The majority of us are stuck reacting to our stressors and ‘doing what needs to be done’ to pay the bills. Indeed surviving, rather than thriving, has become normalised whilst we continuously miss out on feeling fulfilled and performing to our best. Yet with a simple paradigm shift we can change these habits.
Well, if we want to break this cycle all it takes is a little introspection to understand our motivation…
Take Charge of Your Habits
Taking charge of our habits is critical to a happy and meaningful life. Managing our states, or ‘HOW’ we act, determines not only what we do and how well we do it, but how we feel whilst doing it. So often we look to external things or people to feel better; we will even change our job, friends, or where we live in the hope of feeling better. We take our attention externally, when the answer lies on internally managing our motivational habits.
Before learning about managing our motivational habits, it helps to first explore the psychology of motivation. It can help to explain why we think the way we think and why we do what we do. Let’s start at the beginning.
Motivational Psychology 101
Early understandings of motivation were dominated by mechanistic theories, such as psychoanalysis and behaviourism (i.e. Pinder, 1984). Freud (1915/1927) believed that humans are driven to engage in behaviours from our basic instincts and the interaction of these instincts with the environmental constraints. For example, humans are driven to reproduce, and therefore may communicate with certain people over others because it is perceived as being their best chance of reproducing.
Behavioural approaches went on to emphasise the associations between stimuli, responses, and reinforcements (Skinner, 1953, 1971). Essentially behaviour was explained by our desire to seek out pleasant outcomes or/and avoid punishing and unpleasant consequences.
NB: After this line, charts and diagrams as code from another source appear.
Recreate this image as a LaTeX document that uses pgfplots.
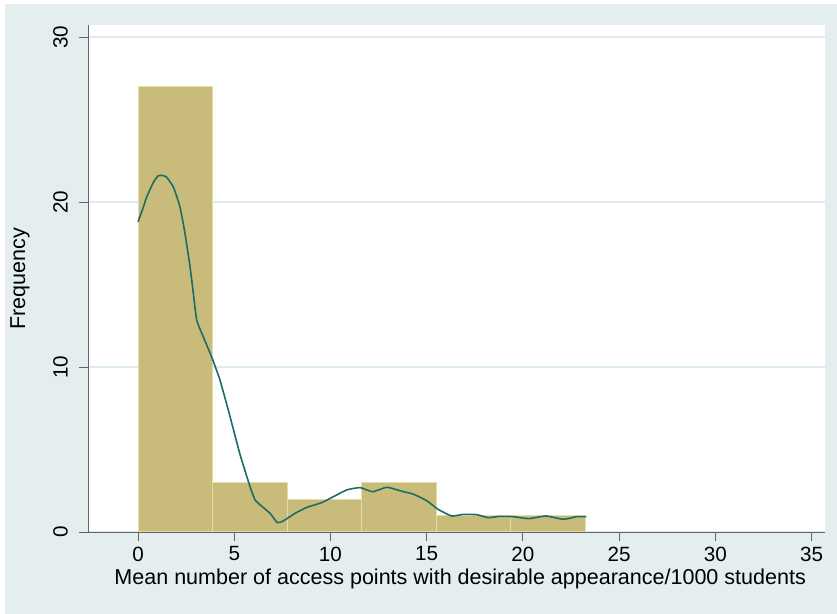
\documentclass[border=0pt]{standalone}
\usepackage{pgfplots}
\pgfplotsset{compat=1.18}
\usepackage{fontspec}
\setmainfont{Liberation Sans}
\definecolor{bgblue}{RGB}{228,238,238}
\definecolor{barfill}{RGB}{201,188,122}
\definecolor{baredge}{RGB}{228,220,170}
\definecolor{kdeline}{RGB}{30,108,104}
\definecolor{gridc}{RGB}{222,235,238}
\definecolor{axisc}{RGB}{100,100,100}

\begin{document}
\begin{tikzpicture}
\fill[white] (0,0) rectangle (837bp,614bp);
\fill[bgblue] (5bp,0) rectangle (837bp,610bp);
\begin{axis}[
    at={(88bp,82bp)}, anchor=south west,
    scale only axis,
    width=737bp, height=507bp,
    xmin=-2.6, xmax=35.7,
    ymin=0, ymax=30.73,
    axis background/.style={fill=white},
    axis x line*=bottom, axis y line*=left,
    axis line style={axisc, line width=0.8bp},
    tick style={axisc, line width=0.8bp},
    tick align=outside,
    major tick length=9bp,
    xtick={0,5,...,35}, ytick={0,10,20,30},
    ymajorgrids, grid style={gridc, line width=1.2bp},
    /pgf/number format/assume math mode=true,
    tick label style={font=\fontsize{20.7}{22}\selectfont, inner sep=0pt},
    label style={font=\fontsize{21.6}{23}\selectfont, inner sep=0pt},
    xticklabel style={anchor=center, yshift=-13bp},
    yticklabel style={xshift=-11bp, rotate=90, anchor=south},
    xlabel={Mean number of access points with desirable appearance/1000 students},
    ylabel={Frequency},
    xlabel style={at={(axis description cs:0.505,-0.0927)}, anchor=center},
    ylabel style={at={(axis description cs:-0.0923,0.5)}, anchor=center},
    clip=false,
]
% histogram bins (width 3.875)
\addplot[ybar interval, fill=barfill, draw=baredge, line width=1bp]
coordinates {
    (0,27) (3.875,3) (7.75,2) (11.625,3) (15.5,1) (19.375,1) (23.25,1)
};
% kernel density, scaled to frequency
\addplot[kdeline, line width=1.6bp, smooth, tension=0.3]
coordinates {
    (0,18.8) (0.25,19.6) (0.45,20.3) (0.8,21.2) (1.06,21.6) (1.3,21.6)
    (1.49,21.5) (1.84,20.9) (2.18,19.7) (2.44,18.1) (2.7,16.1) (2.87,14.5)
    (3.05,12.85) (3.4,11.8) (3.83,10.6) (4.26,9.2) (4.78,7.0) (5.3,4.7)
    (5.82,2.75) (6.08,1.94) (6.25,1.74) (6.86,1.13) (7.24,0.57) (7.55,0.67)
    (8.16,1.13) (8.77,1.49) (9.55,1.78) (10.15,2.14) (10.85,2.55) (11.54,2.69)
    (12.2,2.44) (12.93,2.71) (13.8,2.44) (14.3,2.3) (15.0,1.9) (15.6,1.37)
    (16.3,0.97) (16.9,1.07) (17.6,1.05) (18.2,0.87) (18.8,0.95) (19.5,0.93)
    (20.3,0.81) (21.2,0.97) (22.1,0.77) (22.8,0.93) (23.3,0.93)
};
\end{axis}
\end{tikzpicture}
\end{document}
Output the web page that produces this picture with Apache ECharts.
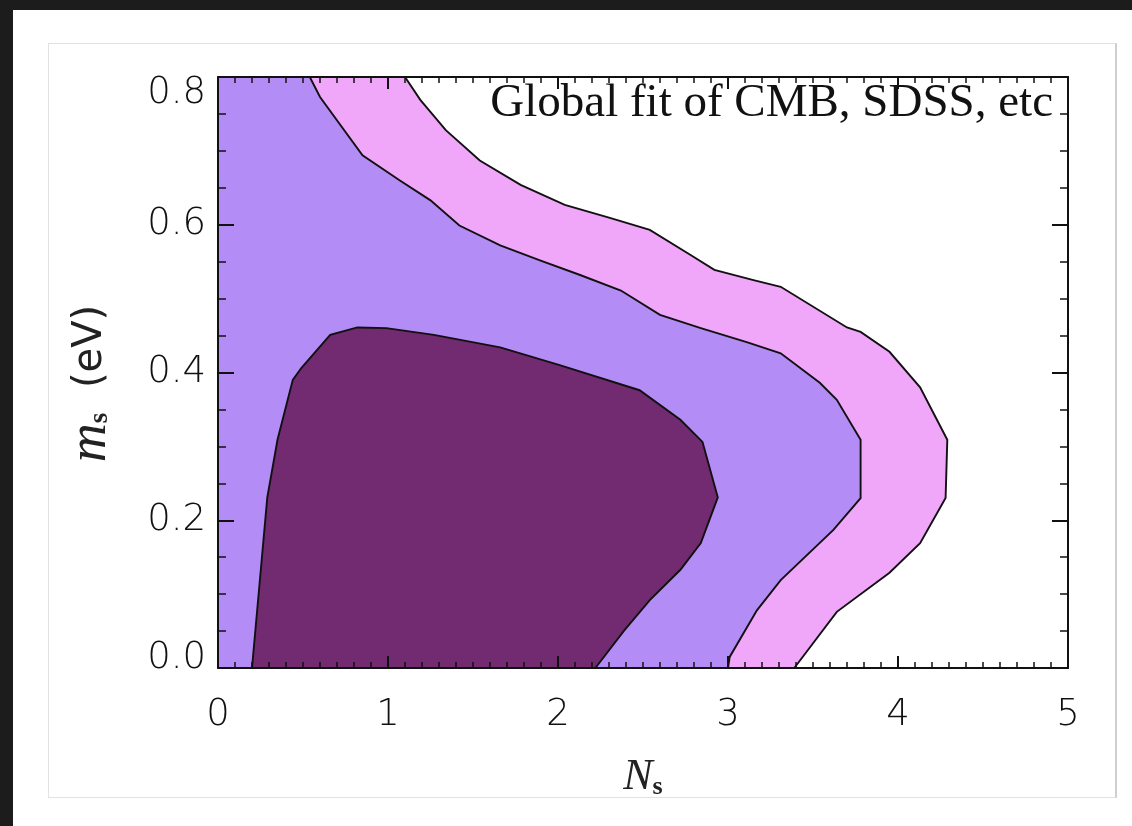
<!DOCTYPE html>
<html>
<head>
<meta charset="utf-8">
<title>Global fit of CMB, SDSS, etc</title>
<script src="https://cdn.jsdelivr.net/npm/echarts@6/dist/echarts.min.js"></script>
<style>
  html, body { margin: 0; padding: 0; width: 1132px; height: 826px; overflow: hidden; background: #1c1c1c; }
  .card { position: absolute; left: 13px; top: 10px; width: 1119px; height: 816px; background: #fff; }
  .frame { position: absolute; left: 48px; top: 43px; width: 1066px; height: 753px; border: 1px solid #e2e2e2; border-right: 2px solid #cfcfcf; }
  #chart { position: absolute; left: 0; top: 0; width: 1132px; height: 826px; }
</style>
</head>
<body>
<div class="card"></div>
<div class="frame"></div>
<div id="chart"></div>
<script>
// 坐标轴刻度
var xTicks = [0, 1, 2, 3, 4, 5];
var yTicks = [0.0, 0.2, 0.4, 0.6, 0.8];

// 外层 (粉色) 等值线
var outerN = [1.10, 1.19, 1.34, 1.54, 1.78, 2.04, 2.31, 2.54, 2.78, 2.92, 3.15, 3.31, 3.70, 3.78, 3.95, 4.13, 4.29, 4.28, 4.13, 3.95, 3.64, 3.39];
var outerM = [0.800, 0.769, 0.728, 0.687, 0.654, 0.627, 0.609, 0.593, 0.559, 0.539, 0.525, 0.516, 0.461, 0.455, 0.428, 0.380, 0.309, 0.230, 0.169, 0.129, 0.076, 0.000];

// 中间 (淡紫) 等值线
var midN = [0.54, 0.60, 0.85, 1.07, 1.25, 1.42, 1.66, 1.89, 2.13, 2.37, 2.60, 2.84, 3.11, 3.31, 3.54, 3.64, 3.78, 3.78, 3.62, 3.31, 3.17, 3.01, 3.00];
var midM = [0.800, 0.773, 0.694, 0.660, 0.633, 0.599, 0.572, 0.552, 0.532, 0.511, 0.478, 0.460, 0.441, 0.426, 0.386, 0.363, 0.309, 0.230, 0.187, 0.119, 0.078, 0.015, 0.000];

// 内层 (深紫) 等值线
var innerN = [0.20, 0.29, 0.35, 0.44, 0.49, 0.66, 0.82, 0.99, 1.27, 1.66, 2.01, 2.48, 2.72, 2.85, 2.94, 2.84, 2.72, 2.54, 2.39, 2.22];
var innerM = [0.000, 0.231, 0.309, 0.390, 0.406, 0.451, 0.461, 0.460, 0.451, 0.434, 0.410, 0.376, 0.336, 0.306, 0.231, 0.169, 0.133, 0.092, 0.051, 0.000];

var labelFont = 'DejaVu Sans, Liberation Sans, sans-serif';
var serifFont = 'Liberation Serif, Times New Roman, serif';

function zip(ns, ms) {
  var out = [];
  for (var i = 0; i < ns.length; i++) {
    out.push([ns[i], ms[i]]);
  }
  return out;
}

// 等值区域: 填充 + 黑色轮廓
function contour(name, ns, ms, color, closeLeft) {
  var pts = zip(ns, ms);
  return {
    name: name,
    type: 'custom',
    coordinateSystem: 'cartesian2d',
    z: 2,
    data: [pts[0]],
    renderItem: function (params, api) {
      var line = pts.map(function (p) { return api.coord(p); });
      var fill = line.slice();
      if (closeLeft) {
        fill.push(api.coord([0, 0]));
        fill.push(api.coord([0, 0.8]));
      }
      return {
        type: 'group',
        children: [{
          type: 'polygon',
          shape: { points: fill },
          style: { fill: color, stroke: null }
        }, {
          type: 'polyline',
          shape: { points: line },
          style: { stroke: '#111', lineWidth: 1.9, fill: null }
        }]
      };
    }
  };
}

var tickText = { fontSize: 37, color: '#111', fontFamily: labelFont, fontWeight: 200 };

function xAxis(pos, showLabel) {
  return {
    type: 'value',
    position: pos,
    min: 0,
    max: 5,
    interval: 1,
    z: 10,
    axisLine: { show: true, onZero: false, lineStyle: { color: '#111', width: 2 } },
    axisTick: { show: true, inside: true, length: 12, lineStyle: { color: '#111', width: 2 } },
    minorTick: { show: true, splitNumber: 10, length: 6, lineStyle: { color: '#111', width: 1.5 } },
    splitLine: { show: false },
    axisLabel: Object.assign({
      show: showLabel,
      margin: 29,
      formatter: function (v) { return xTicks.indexOf(v) >= 0 ? String(v) : ''; }
    }, tickText)
  };
}

function yAxis(pos, showLabel) {
  return {
    type: 'value',
    position: pos,
    min: 0,
    max: 0.8,
    interval: 0.2,
    z: 10,
    axisLine: { show: true, onZero: false, lineStyle: { color: '#111', width: 2 } },
    axisTick: { show: true, inside: true, length: 16, lineStyle: { color: '#111', width: 2 } },
    minorTick: { show: true, splitNumber: 4, length: 8, lineStyle: { color: '#111', width: 1.5 } },
    splitLine: { show: false },
    axisLabel: Object.assign({
      show: showLabel,
      margin: 12,
      // 端点标签向轴内收, 与原图一致
      formatter: function (v) {
        var s = v.toFixed(1);
        if (v === yTicks[yTicks.length - 1]) return '{top|' + s + '}';
        if (v === yTicks[0]) return '{bot|' + s + '}';
        return s;
      },
      rich: {
        top: Object.assign({ padding: [32, 0, 0, 0] }, tickText),
        bot: Object.assign({ padding: [0, 0, 20, 0] }, tickText)
      }
    }, tickText)
  };
}

var chart = echarts.init(document.getElementById('chart'), null, { renderer: 'canvas' });

var bottomX = xAxis('bottom', true);
bottomX.name = '{n|N}{s|s}';
bottomX.nameLocation = 'middle';
bottomX.nameGap = 86;
bottomX.nameTextStyle = {
  fontSize: 44,
  fontFamily: serifFont,
  rich: {
    n: { fontFamily: serifFont, fontStyle: 'italic', fontSize: 44, color: '#222' },
    s: { fontFamily: serifFont, fontWeight: 'bold', fontSize: 26, color: '#222', padding: [20, 0, 0, 0] }
  }
};

var leftY = yAxis('left', true);
leftY.name = '{m|m}{s|s}{g| }{u|(eV)}';
leftY.nameLocation = 'middle';
leftY.nameGap = 100;
leftY.nameTextStyle = {
  fontSize: 40,
  fontFamily: labelFont,
  rich: {
    m: { fontFamily: serifFont, fontStyle: 'italic', fontSize: 54, color: '#222' },
    s: { fontFamily: serifFont, fontWeight: 'bold', fontSize: 27, color: '#222', padding: [18, 0, 0, 0] },
    g: { fontSize: 40, fontFamily: labelFont, padding: [0, 6, 0, 6] },
    u: { fontFamily: labelFont, fontSize: 40, fontWeight: 'normal', color: '#222', padding: [0, 22, 0, 0] }
  }
};

var option = {
  backgroundColor: 'transparent',
  animation: false,
  grid: { left: 218, top: 77, right: 64, bottom: 158, show: true, backgroundColor: '#fff', borderWidth: 0 },
  xAxis: [bottomX, xAxis('top', false)],
  yAxis: [leftY, yAxis('right', false)],
  series: [
    contour('95% CL', outerN, outerM, '#f0a6f9', true),
    contour('68% CL', midN, midM, '#b48cf6', true),
    contour('best', innerN, innerM, '#722a70', false)
  ],
  graphic: [{
    type: 'text',
    right: 1132 - 1053,
    top: 80,
    z: 20,
    style: {
      text: 'Global fit of CMB, SDSS, etc',
      font: '47px ' + serifFont,
      fill: '#111'
    }
  }]
};

chart.setOption(option);
</script>
</body>
</html>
It was thought that without extrinsic drivers’ humans would become quiescent. This approach explained a lot but largely excluded our internal processes as reasons for driving behaviour.
Later animal studies contributed towards an incline of research surrounding internal drivers for motivation. For example, White (1959) looked at how certain animals had a desire to explore and effectively interact with the environment. In line with this thinking Woodworth (1918, 1958), in his ‘behaviour-primacy theory’, and then Allport (1937) with his notion of ‘functional autonomy’ posited that humans can engage in certain activities for intrinsic reasons only. This train of thought led to Maslow (1954) distinguishing between an individual’s hierarchy of needs. From the basic motivational drivers of sex, food, and safety, to the higher-order drivers such as competency and self-actualisation, an individual was deemed to have a multitude of drivers that were both extrinsic and intrinsic. Fast forward fifty years and the most widely accepted theory of motivation, ‘Self-Determination Theory’, still focuses on an individuals’ intrinsic and extrinsic motives that are engineered to facilitate our basic needs of (a) competence (i.e., to control one’s environment and experience mastery); (b) relatedness (i.e., to interact and connect with others); and (c) autonomy (i.e., to be self-determining and the causal agent of one’s life).
Still with me?
Intrinsic motivation is defined as engagement in the activity for inherent satisfaction (Ryan & Deci, 2000), whereas extrinsic motivation is apparent when motives or goals outside the activity exist. Like many deCharms (1968) proposed that engagement in extrinsic rewards or motives diminish one’s intrinsic motivation because it shifts the locus of causality away from the individual to the extrinsic reward. In short, although certain kinds of external regulation, such as affirmation or feedback can help to facilitate intrinsic motivation if fulfilling deeper needs of perceived competence or a sense of autonomy, both performance and well-being increase when intrinsic motives are high.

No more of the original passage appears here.